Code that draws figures

----

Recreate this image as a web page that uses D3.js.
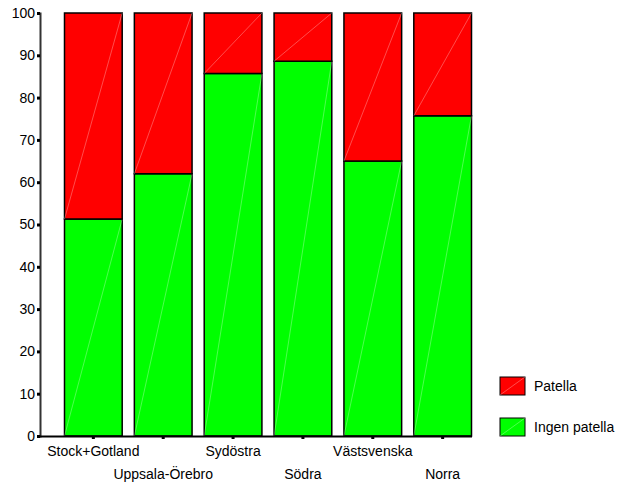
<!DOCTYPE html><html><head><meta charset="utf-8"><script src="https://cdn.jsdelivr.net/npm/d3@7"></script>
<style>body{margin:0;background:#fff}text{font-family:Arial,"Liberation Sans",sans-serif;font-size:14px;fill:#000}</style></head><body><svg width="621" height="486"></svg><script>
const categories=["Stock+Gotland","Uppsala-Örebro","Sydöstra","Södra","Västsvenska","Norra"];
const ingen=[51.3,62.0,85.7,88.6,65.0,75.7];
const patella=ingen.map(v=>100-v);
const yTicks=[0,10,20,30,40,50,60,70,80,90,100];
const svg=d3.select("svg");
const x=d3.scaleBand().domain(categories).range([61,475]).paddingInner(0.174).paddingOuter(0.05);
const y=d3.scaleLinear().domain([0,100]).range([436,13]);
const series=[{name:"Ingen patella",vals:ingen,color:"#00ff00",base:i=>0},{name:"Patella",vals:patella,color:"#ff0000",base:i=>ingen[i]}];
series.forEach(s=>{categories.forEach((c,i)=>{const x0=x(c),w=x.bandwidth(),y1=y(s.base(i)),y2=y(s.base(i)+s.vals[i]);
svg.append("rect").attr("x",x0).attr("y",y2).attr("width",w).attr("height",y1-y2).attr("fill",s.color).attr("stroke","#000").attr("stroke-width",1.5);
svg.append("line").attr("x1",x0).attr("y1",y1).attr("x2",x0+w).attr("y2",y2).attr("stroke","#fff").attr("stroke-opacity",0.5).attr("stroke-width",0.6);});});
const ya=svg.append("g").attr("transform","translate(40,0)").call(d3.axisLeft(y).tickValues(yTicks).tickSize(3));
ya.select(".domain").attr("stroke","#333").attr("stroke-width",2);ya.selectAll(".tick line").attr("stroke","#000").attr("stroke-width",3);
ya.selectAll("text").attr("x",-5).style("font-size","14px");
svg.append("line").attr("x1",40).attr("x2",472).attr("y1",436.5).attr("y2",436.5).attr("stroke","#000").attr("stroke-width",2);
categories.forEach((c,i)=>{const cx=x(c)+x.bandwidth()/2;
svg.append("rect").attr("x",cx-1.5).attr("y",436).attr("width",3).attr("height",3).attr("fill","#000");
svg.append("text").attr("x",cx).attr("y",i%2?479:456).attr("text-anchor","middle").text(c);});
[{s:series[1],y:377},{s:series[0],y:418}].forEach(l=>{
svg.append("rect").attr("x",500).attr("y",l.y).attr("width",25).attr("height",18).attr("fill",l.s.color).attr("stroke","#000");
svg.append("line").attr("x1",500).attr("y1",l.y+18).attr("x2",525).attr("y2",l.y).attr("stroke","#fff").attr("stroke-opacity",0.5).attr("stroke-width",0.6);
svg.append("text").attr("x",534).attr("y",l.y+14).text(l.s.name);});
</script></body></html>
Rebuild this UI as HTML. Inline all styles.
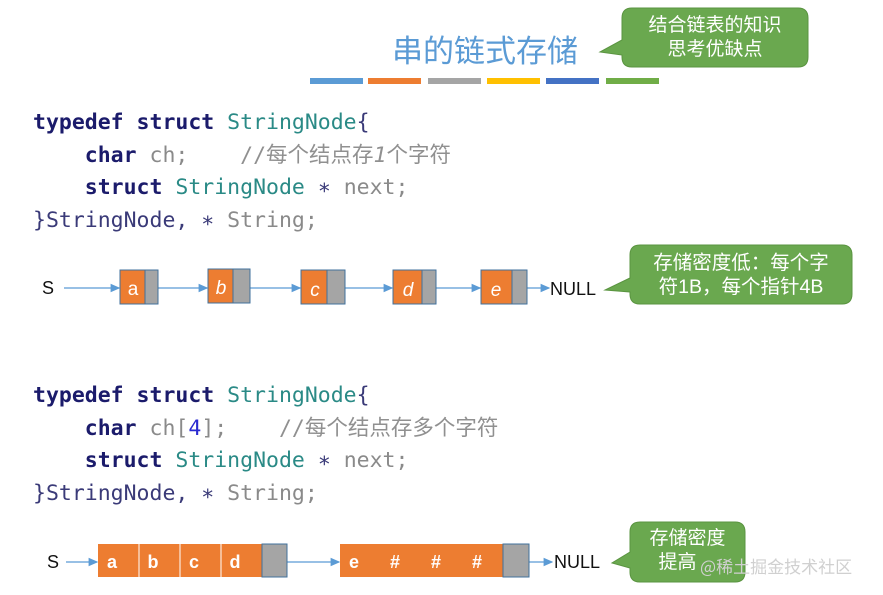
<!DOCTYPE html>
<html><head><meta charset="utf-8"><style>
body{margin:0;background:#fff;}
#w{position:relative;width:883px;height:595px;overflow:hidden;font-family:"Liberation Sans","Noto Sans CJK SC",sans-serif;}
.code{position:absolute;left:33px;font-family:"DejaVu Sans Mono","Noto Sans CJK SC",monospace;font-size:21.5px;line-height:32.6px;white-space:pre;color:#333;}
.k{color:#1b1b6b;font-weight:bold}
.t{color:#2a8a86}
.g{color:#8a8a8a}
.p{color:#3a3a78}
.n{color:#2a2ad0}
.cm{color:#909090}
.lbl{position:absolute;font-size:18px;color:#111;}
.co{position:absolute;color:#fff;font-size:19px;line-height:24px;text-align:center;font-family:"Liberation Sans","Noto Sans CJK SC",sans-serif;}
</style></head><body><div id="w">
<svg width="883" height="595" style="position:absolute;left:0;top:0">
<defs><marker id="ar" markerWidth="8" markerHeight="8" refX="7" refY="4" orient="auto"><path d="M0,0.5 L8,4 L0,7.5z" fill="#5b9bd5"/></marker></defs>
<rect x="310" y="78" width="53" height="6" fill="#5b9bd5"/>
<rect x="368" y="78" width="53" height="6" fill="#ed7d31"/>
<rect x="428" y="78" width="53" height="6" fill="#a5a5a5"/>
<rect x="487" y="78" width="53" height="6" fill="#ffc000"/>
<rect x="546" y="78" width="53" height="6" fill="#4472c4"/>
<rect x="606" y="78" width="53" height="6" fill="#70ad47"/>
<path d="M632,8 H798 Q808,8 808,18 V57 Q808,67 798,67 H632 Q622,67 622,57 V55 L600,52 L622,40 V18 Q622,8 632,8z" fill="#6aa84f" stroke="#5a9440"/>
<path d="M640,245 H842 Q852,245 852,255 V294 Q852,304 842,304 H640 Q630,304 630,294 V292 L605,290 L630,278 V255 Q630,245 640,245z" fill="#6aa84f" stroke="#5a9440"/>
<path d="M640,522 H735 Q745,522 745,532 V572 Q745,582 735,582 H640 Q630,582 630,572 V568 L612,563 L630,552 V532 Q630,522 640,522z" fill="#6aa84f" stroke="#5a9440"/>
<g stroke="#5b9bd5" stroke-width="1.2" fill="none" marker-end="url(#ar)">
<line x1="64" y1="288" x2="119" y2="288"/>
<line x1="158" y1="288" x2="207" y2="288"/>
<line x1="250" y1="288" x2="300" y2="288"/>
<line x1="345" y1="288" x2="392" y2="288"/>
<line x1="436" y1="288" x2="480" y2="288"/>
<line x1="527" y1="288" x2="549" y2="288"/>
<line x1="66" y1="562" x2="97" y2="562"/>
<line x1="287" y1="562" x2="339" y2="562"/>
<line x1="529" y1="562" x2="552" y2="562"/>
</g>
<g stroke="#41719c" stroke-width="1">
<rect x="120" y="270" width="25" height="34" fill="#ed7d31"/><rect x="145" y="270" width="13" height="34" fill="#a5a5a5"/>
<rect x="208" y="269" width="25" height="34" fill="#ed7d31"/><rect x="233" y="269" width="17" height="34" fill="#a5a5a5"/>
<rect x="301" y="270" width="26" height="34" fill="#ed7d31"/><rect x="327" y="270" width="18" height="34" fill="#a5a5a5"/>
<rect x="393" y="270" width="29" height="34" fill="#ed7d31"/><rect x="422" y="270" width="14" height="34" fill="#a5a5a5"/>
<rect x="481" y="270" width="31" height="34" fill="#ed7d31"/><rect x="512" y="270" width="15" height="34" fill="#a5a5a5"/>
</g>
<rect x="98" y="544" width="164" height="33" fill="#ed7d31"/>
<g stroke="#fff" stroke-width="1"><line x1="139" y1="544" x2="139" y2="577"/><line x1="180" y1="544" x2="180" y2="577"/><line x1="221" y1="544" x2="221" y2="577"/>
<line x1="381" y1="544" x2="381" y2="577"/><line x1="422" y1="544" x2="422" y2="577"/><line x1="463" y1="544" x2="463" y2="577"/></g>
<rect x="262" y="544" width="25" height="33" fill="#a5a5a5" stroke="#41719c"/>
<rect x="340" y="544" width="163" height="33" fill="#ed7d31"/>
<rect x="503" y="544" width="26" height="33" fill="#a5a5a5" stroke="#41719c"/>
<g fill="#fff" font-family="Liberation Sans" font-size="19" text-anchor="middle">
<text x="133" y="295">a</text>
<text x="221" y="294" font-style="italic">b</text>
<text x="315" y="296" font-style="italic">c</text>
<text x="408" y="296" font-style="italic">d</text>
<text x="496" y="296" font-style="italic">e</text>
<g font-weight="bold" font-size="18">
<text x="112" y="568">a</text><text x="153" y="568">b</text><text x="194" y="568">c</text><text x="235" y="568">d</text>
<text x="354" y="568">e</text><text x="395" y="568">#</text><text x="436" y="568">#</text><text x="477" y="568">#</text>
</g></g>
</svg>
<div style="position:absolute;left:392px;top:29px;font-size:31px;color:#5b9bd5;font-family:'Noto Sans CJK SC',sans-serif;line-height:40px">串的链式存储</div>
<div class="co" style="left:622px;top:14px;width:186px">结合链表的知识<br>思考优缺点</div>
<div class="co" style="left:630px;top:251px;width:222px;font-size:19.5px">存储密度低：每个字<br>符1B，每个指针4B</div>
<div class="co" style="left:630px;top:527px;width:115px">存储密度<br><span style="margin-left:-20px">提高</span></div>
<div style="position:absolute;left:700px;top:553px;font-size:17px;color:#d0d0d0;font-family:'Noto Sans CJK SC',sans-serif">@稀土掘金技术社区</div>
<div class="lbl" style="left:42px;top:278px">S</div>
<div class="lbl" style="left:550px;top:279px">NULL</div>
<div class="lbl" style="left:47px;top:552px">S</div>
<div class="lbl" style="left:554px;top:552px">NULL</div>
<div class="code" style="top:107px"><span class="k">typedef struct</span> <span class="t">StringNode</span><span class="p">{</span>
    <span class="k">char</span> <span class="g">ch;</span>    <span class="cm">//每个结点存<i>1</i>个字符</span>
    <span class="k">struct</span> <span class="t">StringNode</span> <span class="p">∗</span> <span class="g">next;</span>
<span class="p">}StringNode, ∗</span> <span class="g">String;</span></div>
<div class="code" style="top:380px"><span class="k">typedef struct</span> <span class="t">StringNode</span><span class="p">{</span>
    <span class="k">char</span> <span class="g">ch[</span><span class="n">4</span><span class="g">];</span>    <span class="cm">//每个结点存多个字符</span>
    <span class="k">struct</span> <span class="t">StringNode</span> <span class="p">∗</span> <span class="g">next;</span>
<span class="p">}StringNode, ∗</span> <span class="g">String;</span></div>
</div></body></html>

----

Copy out each line in the preceding records that contains "this".

Recreate this image as a web page that uses D3.js.
Rebuild this UI as HTML. Inline all styles.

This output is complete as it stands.